The documents amount to a blow-by-blow account of six years of the Afghanistan war, including unreported incidents of Afghan civilian killings as well as covert operations against Taliban figures.
The White House condemned the document disclosure, saying it "put the lives of Americans and our partners at risk".
The documents, including classified cables and assessments between military officers and diplomats, also describe US fears that ally Pakistan's intelligence service was actually aiding the Afghan uprising.
The documents, dated between January 2004 and December 2009, are largely what is called "raw intelligence" - reports from junior officers in the field that analysts use to advise policymakers.
White House national security adviser General Jim Jones stressed that the documents described a period from January 2004 to December 2009, during the administration of President George Bush.
That was before "President Obama announced a new strategy with a substantial increase in resources for Afghanistan, and increased focus on al-Qa'ida and Taliban safe havens in Pakistan, precisely because of the grave situation that had developed over several years", he said.
The New York Times said the documents suggested Pakistan "allows representatives of its spy service to meet directly with the Taliban in secret strategy sessions to organise networks of militant groups that fight against American soldiers in Afghanistan, and even hatch plots to assassinate Afghan leaders".
General Jones praised a deeper partnership between the US and Pakistan, saying: "Counter-terrorism co-operation has led to significant blows against al Qaida's leadership." Nevertheless, he called on Pakistan to continue its "strategic shift against insurgent groups".
German magazine Der Spiegel reported that the records showed Afghan security officers as helpless victims of Taliban attacks.
It said the documents showed a growing threat in the north, where German troops were stationed.
While the documents provide a glimpse of a world the public rarely sees, the overall picture they portray is already familiar to most Americans.
US officials have already publicly condemned Pakistani officials' co-operation with some insurgents, like the Haqqani network in tribal areas.
The success of US special operating forces teams at taking out Taliban targets has been praised by US military and intelligence officials.
And newly-resigned General Stanley McChrystal, who was leading the Afghan war effort, made protecting Afghan civilians one of the hallmarks of his command, complaining that too many Afghans had been accidentally killed by Western firepower.

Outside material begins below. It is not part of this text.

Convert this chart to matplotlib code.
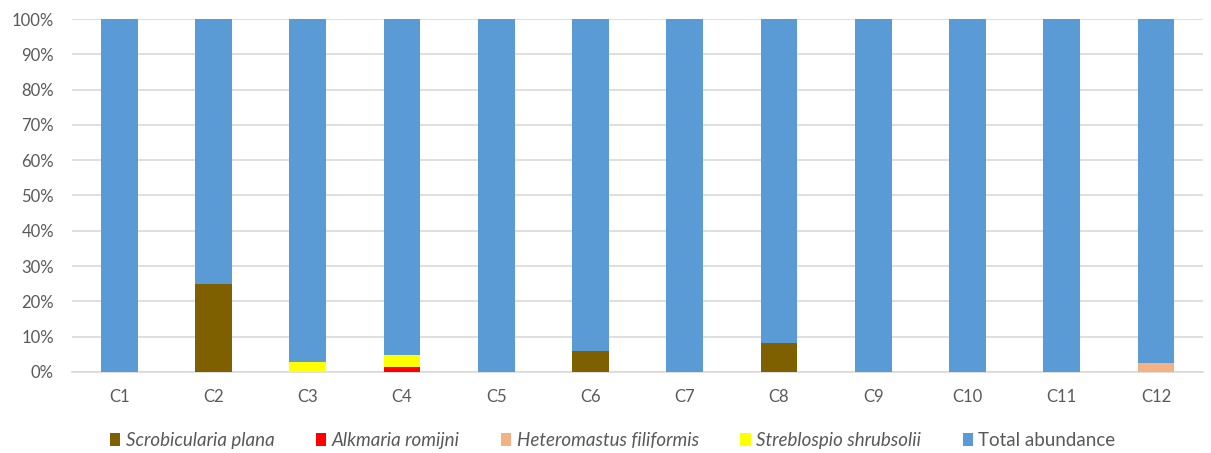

One US official said the Obama administration had already told Pakistani and Afghan officials what to expect from the document release, in order to head off some of the more embarrassing revelations.
Another US official said it may take days to comb through all the documents to see what they mean to the US war effort and determine their potential damage to national security. The official added that the US was not certain of the source of the leaked documents.
US government agencies have been bracing for the release of thousands more classified documents since the leak of a classified helicopter cockpit video of a 2007 firefight in Baghdad. That leak was blamed on a US Army intelligence analyst working in Iraq.
Spc Bradley Manning, 22, of Potomac, Maryland, was arrested in Iraq and charged earlier this month with multiple counts of mishandling and leaking classified data, after a former hacker turned him in.
Manning had bragged to the hacker, Adrian Lamo, that he had downloaded 260,000 classified or sensitive US State Department cables and transmitted them by computer to Wikileaks.org.
Lamo turned Manning in to US authorities, saying he could not live with the thought that those released documents might get someone killed.